Horbury, with a family settled in Sweden, was happy to become an enticing part of Ford’s offer. A year later, Geely completed a £1.3 billion deal to acquire Volvo and promptly installed a new German CEO, Stefan Jacoby, with whom Horbury failed to bond.
“I’d been told to expect a three- year assignment, but it ended in two weeks,” he recalls. “It was a case of the new broom sweeping clean. But next day Chairman Li announced in the press that I’d been appointed Geely Group’s head of design. This was news to me, but I liked the idea.”
The brand new Geely Design Europe division began work immediately in Gothenburg, housing its five-strong team in a solitary room borrowed from Volvo. Now Geely Group Design has centres in half a dozen key locations around the world, employs 600 people and has vacancies for 160 more. Horbury is based in Gothenburg but is often in Shanghai, which continues to be China’s design hub and main talent pool, though the competition to hire the best people is “pretty fierce”.
His first task, Horbury says, was to sell the idea of brand identity to his new employer. “No two Geely models bore any resemblance to one another,” he recalls. “They’d been created in different factories, with different factory managements.”
Horbury’s first presentation featured a collection of unrelated animals – panda, giraffe, shark, donkey – to represent cars; there was no plausible family look or hierarchy. Then he displayed members of the cat family: lion, tiger, puma, tabby. Suddenly it was possible to place them in an order, and to understand at a glance their relative capabilities. It was a telling lesson: Geelys in different classes needed common themes but need not be the same. Then in 2013 the company conceived the KC1 concept, a handsome four-door saloon, and was on its way.
Much has happened since then. Sales of Geely cars to Chinese buyers are soaring, even though they have historically tended to shun unsophisticated home-grown products. Horbury puts the change down to design and quality: “Geely is being lifted by its build standards, which are incredible. The cars are already almost as good as the Germans. We’re moving much faster than the rest of the Chinese, and really narrowing the gap to Volvo.”

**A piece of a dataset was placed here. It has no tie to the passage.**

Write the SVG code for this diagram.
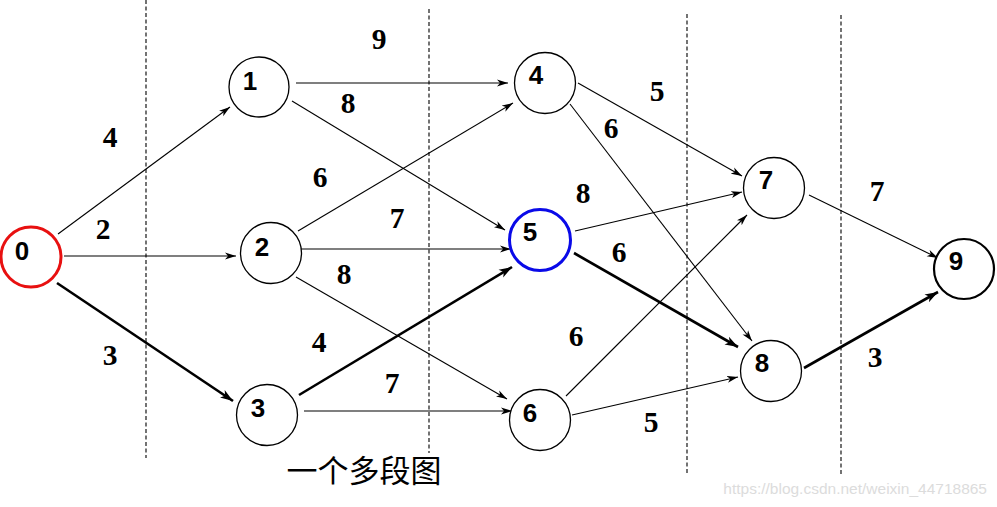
<svg xmlns="http://www.w3.org/2000/svg" width="997" height="507" viewBox="0 0 997 507">
<style>
.node{fill:#fff;stroke:#000;stroke-width:1.3}
.nl{font-family:"Liberation Sans",Arial,sans-serif;font-weight:bold;font-size:26px;text-anchor:middle;fill:#000}
.w{font-family:"Liberation Serif","Times New Roman",serif;font-weight:bold;font-size:29.5px;text-anchor:middle;fill:#000}
.e{stroke:#000;stroke-width:1.1;fill:none;marker-end:url(#a)}
.t{stroke:#000;stroke-width:2.6;fill:none;marker-end:url(#b)}
.d{stroke:#000;stroke-width:1.1;stroke-dasharray:4,2.5}
</style>
<defs>
<marker id="a" markerUnits="userSpaceOnUse" markerWidth="12" markerHeight="8" refX="11" refY="4" orient="auto">
<path d="M0,0.5 L11,4 L0,7.5 L3,4 z" fill="#000"/>
</marker>
<marker id="b" markerUnits="userSpaceOnUse" markerWidth="14" markerHeight="10" refX="13" refY="5" orient="auto">
<path d="M0,0.5 L13,5 L0,9.5 L3.5,5 z" fill="#000"/>
</marker>
</defs>
<rect width="997" height="507" fill="#fff"/>
<g id="dashed">
<line class="d" x1="146" y1="0" x2="146" y2="458"/>
<line class="d" x1="429" y1="9" x2="429" y2="453"/>
<line class="d" x1="687" y1="14" x2="687" y2="473"/>
<line class="d" x1="841" y1="15" x2="841" y2="475"/>
</g>
<g id="connectors">
<line class="e" x1="58" y1="234" x2="230" y2="107"/>
<line class="e" x1="64" y1="256" x2="236" y2="256"/>
<line class="t" x1="57" y1="283" x2="233" y2="401"/>
<line class="e" x1="296" y1="83" x2="508" y2="83"/>
<line class="e" x1="292" y1="101" x2="505" y2="230"/>
<line class="e" x1="298" y1="231" x2="513" y2="103"/>
<line class="e" x1="300" y1="249" x2="511" y2="249"/>
<line class="e" x1="296" y1="277" x2="507" y2="399"/>
<line class="t" x1="299" y1="395" x2="512" y2="267"/>
<line class="e" x1="304" y1="411" x2="512" y2="411"/>
<line class="e" x1="578" y1="83" x2="742" y2="176"/>
<line class="e" x1="570" y1="104" x2="752" y2="341"/>
<line class="e" x1="575" y1="231" x2="742" y2="192"/>
<line class="t" x1="574" y1="253" x2="738" y2="347"/>
<line class="e" x1="566" y1="396" x2="747" y2="215"/>
<line class="e" x1="572" y1="415" x2="738" y2="377"/>
<line class="e" x1="809" y1="195" x2="938" y2="258"/>
<line class="t" x1="804" y1="368" x2="938" y2="292"/>
</g>
<g id="weights">
<text class="w" x="110" y="147">4</text>
<text class="w" x="103" y="239">2</text>
<text class="w" x="110" y="365">3</text>
<text class="w" x="379" y="49">9</text>
<text class="w" x="348" y="113">8</text>
<text class="w" x="320" y="187">6</text>
<text class="w" x="397" y="228">7</text>
<text class="w" x="344" y="284">8</text>
<text class="w" x="319" y="352">4</text>
<text class="w" x="392" y="393">7</text>
<text class="w" x="657" y="101">5</text>
<text class="w" x="611" y="138">6</text>
<text class="w" x="583" y="203">8</text>
<text class="w" x="619" y="262">6</text>
<text class="w" x="576" y="346">6</text>
<text class="w" x="651" y="432">5</text>
<text class="w" x="877" y="201">7</text>
<text class="w" x="875" y="367">3</text>
</g>
<g id="n0"><circle cx="31" cy="257" r="30" fill="#fff" stroke="#e81010" stroke-width="3"/><text class="nl" x="22" y="260">0</text></g>
<g id="n1"><circle class="node" cx="259" cy="87" r="30"/><text class="nl" x="250" y="90">1</text></g>
<g id="n2"><circle class="node" cx="271" cy="253" r="30.5"/><text class="nl" x="262" y="256">2</text></g>
<g id="n3"><circle class="node" cx="267" cy="415" r="30.5"/><text class="nl" x="258" y="417">3</text></g>
<g id="n4"><circle class="node" cx="545" cy="83" r="30.5"/><text class="nl" x="536" y="84">4</text></g>
<g id="n5"><circle cx="540" cy="240" r="30.5" fill="#fff" stroke="#0a0ae8" stroke-width="3"/><text class="nl" x="530" y="241">5</text></g>
<g id="n6"><circle class="node" cx="540" cy="420" r="30.5"/><text class="nl" x="530" y="422">6</text></g>
<g id="n7"><circle class="node" cx="774" cy="188" r="30.5"/><text class="nl" x="766" y="189">7</text></g>
<g id="n8"><circle class="node" cx="771" cy="371" r="30.5"/><text class="nl" x="762" y="372">8</text></g>
<g id="n9"><circle cx="964" cy="269" r="30" fill="#fff" stroke="#000" stroke-width="2.2"/><text class="nl" x="956" y="270">9</text></g>
<text x="364" y="482" font-family="'Noto Sans CJK SC',sans-serif" font-size="31" text-anchor="middle" fill="#000">一个多段图</text>
<text x="987" y="494" font-family="'Liberation Sans',Arial,sans-serif" font-size="15.5" text-anchor="end" fill="#dcdcdc">https://blog.csdn.net/weixin_44718865</text>
</svg>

And the other Geely marques? Lynk&Co is a new global brand intended to sit in the “very wide gap” between Geely and Volvo, using shared architecture but distinctive looks. Designing for success in China has interesting sidelights, says Horbury: buyers still insist on “viewable” engines, and they respond very much to a car’s design face. Europeans see a car’s windscreen as its eyes, with the grille as its mouth, but for Eastern buyers the eyes are the headlights. To succeed in Chinese car design, you must keep this very much in mind. Proton is a work in progress.
The formerly government-controlled Malaysian marque’s products once had a vice-like grip on a protected market, but sales collapsed when the market was opened to other players. Proton’s key asset is a modern, highly automated manufacturing facility, but the major challenge will be to discover what sells best in the region at the necessary volume. Horbury doesn’t comment, but it must occur to the group’s top brass that Geely and Lynk&Co cars could be made there.
Which leaves Lotus. Li, who “always wanted a sports car company”, has asked Horbury to find a design direction for the company. Sales have lately improved under dynamic CEO Jean-Marc Gales, and losses havedeclined, but everyone agrees that what the Hethel firm most needs is investment. To justify that, Lotus needs a convincing model plan and it’s not yet clear what Li and his top managers make of Gales’s existing one. The CEO wants to produce two new sports car models (one evidently an Elise replacement) plus an SUV.